Ajoblanco (sometimes written ajo blanco) is a popular Spanish cold soup typical from Granada and Málaga (Andalusia). It is also a common dish in Extremadura (Ajo Blanco Extremeño).[1] This dish is made of bread, crushed almonds, garlic, water, olive oil, salt and sometimes vinegar. It is usually served with grapes or slices of melon. When almonds were not available, for instance during the post-war period, flour from dried beans was used.

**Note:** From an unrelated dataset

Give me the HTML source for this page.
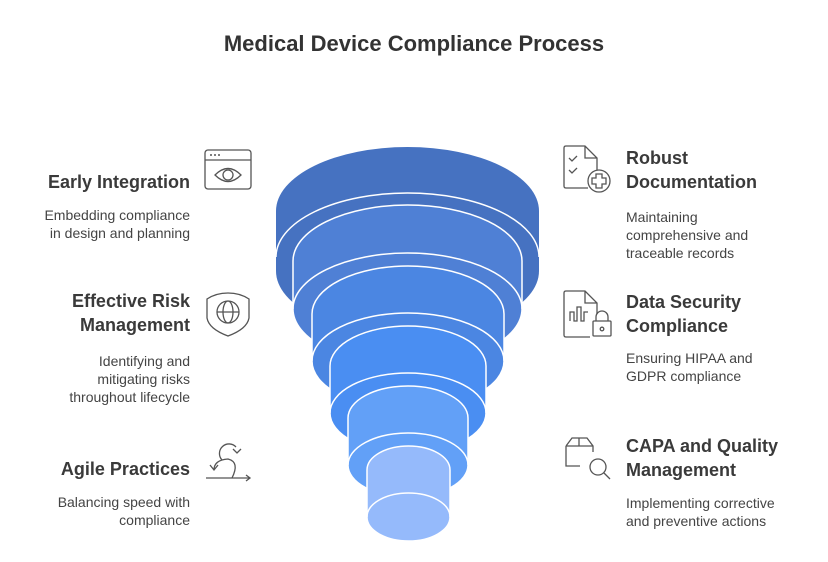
<!DOCTYPE html>
<html><head><meta charset="utf-8"><style>
body{margin:0;width:828px;height:562px;background:#fff;font-family:"Liberation Sans",Arial,sans-serif;position:relative;overflow:hidden}
.t{position:absolute;font-weight:bold;font-size:18px;color:#3a3a3a;line-height:24px}
.d{position:absolute;font-size:14px;color:#444;line-height:18px}
.r{text-align:right}
</style></head><body>
<div style="position:absolute;left:0;width:828px;top:31px;text-align:center;font-weight:bold;font-size:22px;color:#333">Medical Device Compliance Process</div>
<svg width="828" height="562" style="position:absolute;left:0;top:0" fill="none">
<path d="M276,211 A131.5,64 0 0 1 539,211 L539,271 A131.5,64 0 0 1 276,271 Z" fill="#4672c1"/>
<path d="M276,257 A131.5,64 0 0 1 539,257" stroke="#fff" stroke-width="1.5"/>
<path d="M293,261 A114.5,56 0 0 1 522,261 L522,309 A114.5,56 0 0 1 293,309 Z" fill="#4f80d5" stroke="#fff" stroke-width="1.5"/>
<path d="M293,309 A114.5,56 0 0 1 522,309" stroke="#fff" stroke-width="1.5"/>
<path d="M312,314 A96,48 0 0 1 504,314 L504,361 A96,48 0 0 1 312,361 Z" fill="#4b86e2" stroke="#fff" stroke-width="1.5"/>
<path d="M312,361 A96,48 0 0 1 504,361" stroke="#fff" stroke-width="1.5"/>
<path d="M330,366 A78,40 0 0 1 486,366 L486,413 A78,40 0 0 1 330,413 Z" fill="#4a8ef2" stroke="#fff" stroke-width="1.5"/>
<path d="M330,413 A78,40 0 0 1 486,413" stroke="#fff" stroke-width="1.5"/>
<path d="M348,418 A60,32 0 0 1 468,418 L468,465 A60,32 0 0 1 348,465 Z" fill="#62a0f7" stroke="#fff" stroke-width="1.5"/>
<path d="M348,465 A60,32 0 0 1 468,465" stroke="#fff" stroke-width="1.5"/>
<path d="M367,470 A41.5,24 0 0 1 450,470 L450,517 A41.5,24 0 0 1 367,517 Z" fill="#95bafb" stroke="#fff" stroke-width="1.5"/>
<path d="M367,517 A41.5,24 0 0 1 450,517" stroke="#fff" stroke-width="1.5"/>
<g stroke="#555" stroke-width="1.3">
<rect x="205" y="150" width="46" height="39" rx="3"/>
<line x1="205" y1="160" x2="251" y2="160"/>
<path d="M215,175 Q228,162 241,175 Q228,188 215,175Z"/><circle cx="228" cy="175" r="5"/>
<path d="M228,293 Q240,293 249,299 L249,318 Q247,329 228,336 Q209,329 207,318 L207,299 Q216,293 228,293Z"/>
<circle cx="228" cy="312" r="11"/><ellipse cx="228" cy="312" rx="5" ry="11"/><line x1="217" y1="312" x2="239" y2="312"/>
<path d="M222,460 A7,7 0 1 1 236,447 M233,449 l4,4 4,-4"/>
<path d="M232,478 Q240,462 228,459 Q214,460 214,470 M210,465 l4,5 4,-5"/>
<path d="M206,478 L250,478 M246,475 l4,3 -4,3"/>
</g>
<g fill="#555"><circle cx="211" cy="155" r="1"/><circle cx="215" cy="155" r="1"/><circle cx="219" cy="155" r="1"/></g>
<g stroke="#555" stroke-width="1.3">
<path d="M588,188 L566,188 Q564,188 564,186 L564,148 Q564,146 566,146 L585,146 L597,158 L597,170 M585,146 L585,158 L597,158"/>
<path d="M569,158 l3,3 5,-5 M569,170 l3,3 5,-5"/>
<circle cx="599" cy="181" r="11"/>
<path d="M596,174 h6 v4 h4 v6 h-4 v4 h-6 v-4 h-4 v-6 h4z"/>
<path d="M590,337 L566,337 Q564,337 564,335 L564,293 Q564,291 566,291 L585,291 L597,303 L597,314 M585,291 L585,303 L597,303"/>
<path d="M570,321 v-9 h4 v9 h3 v-14 h4 v14 h3 v-9 h4"/>
<rect x="593" y="321" width="18" height="15" rx="1"/><path d="M596,321 v-4 a6,6 0 0 1 12,0 v4"/><circle cx="602" cy="329" r="1.8"/>
<path d="M566,446 L572,438 L587,438 L593,446 L593,452 M566,446 L593,446 M579,438 L579,446 M566,446 L566,466 L580,466"/>
<circle cx="598" cy="467" r="8"/><line x1="604" y1="473" x2="610" y2="479"/>
</g>
</svg>
<div class="t r" style="right:638px;top:170px">Early Integration</div>
<div class="d r" style="right:638px;top:206px">Embedding compliance<br>in design and planning</div>
<div class="t r" style="right:638px;top:289px">Effective Risk<br>Management</div>
<div class="d r" style="right:638px;top:352px">Identifying and<br>mitigating risks<br>throughout lifecycle</div>
<div class="t r" style="right:638px;top:457px">Agile Practices</div>
<div class="d r" style="right:638px;top:493px">Balancing speed with<br>compliance</div>
<div class="t" style="left:626px;top:146px">Robust<br>Documentation</div>
<div class="d" style="left:626px;top:208px">Maintaining<br>comprehensive and<br>traceable records</div>
<div class="t" style="left:626px;top:290px">Data Security<br>Compliance</div>
<div class="d" style="left:626px;top:349px">Ensuring HIPAA and<br>GDPR compliance</div>
<div class="t" style="left:626px;top:434px">CAPA and Quality<br>Management</div>
<div class="d" style="left:626px;top:494px">Implementing corrective<br>and preventive actions</div>
</body></html>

Ajoblanco is sometimes referred to as "white gazpacho."[2]

History[edit]

The dish possibly has its origins in the Al-Andalus cuisine, given that almonds are the main ingredient of the dish. Either Seville or Málaga invented the dish, although its exact origin is unknown.

Characteristics[edit]

The bread (generally hard bread) is soaked overnight in order to soften it. The almonds and the garlic are mixed together (sometimes with vinegar) with a mortar and pestle until a white paste is formed. Finally water and olive oil are added and the mixture is beaten until it has an emulsion-like texture.

Serving[edit]

In some areas of Granada it is customary to eat it as an accompaniment to a "papa asá" (baked potato). When it is eaten in this way it is made slightly less thickly so as to be able to be drunk directly from a glass. In Málaga it is served with moscatel grapes and sometimes with pieces of other fresh fruit such as apple or melon. Nowadays ajoblanco is also commonly served with other combinations.

Festivals[edit]

Every year in the town of Almáchar, Málaga, a festival is held on 2 September to celebrate ajoblanco.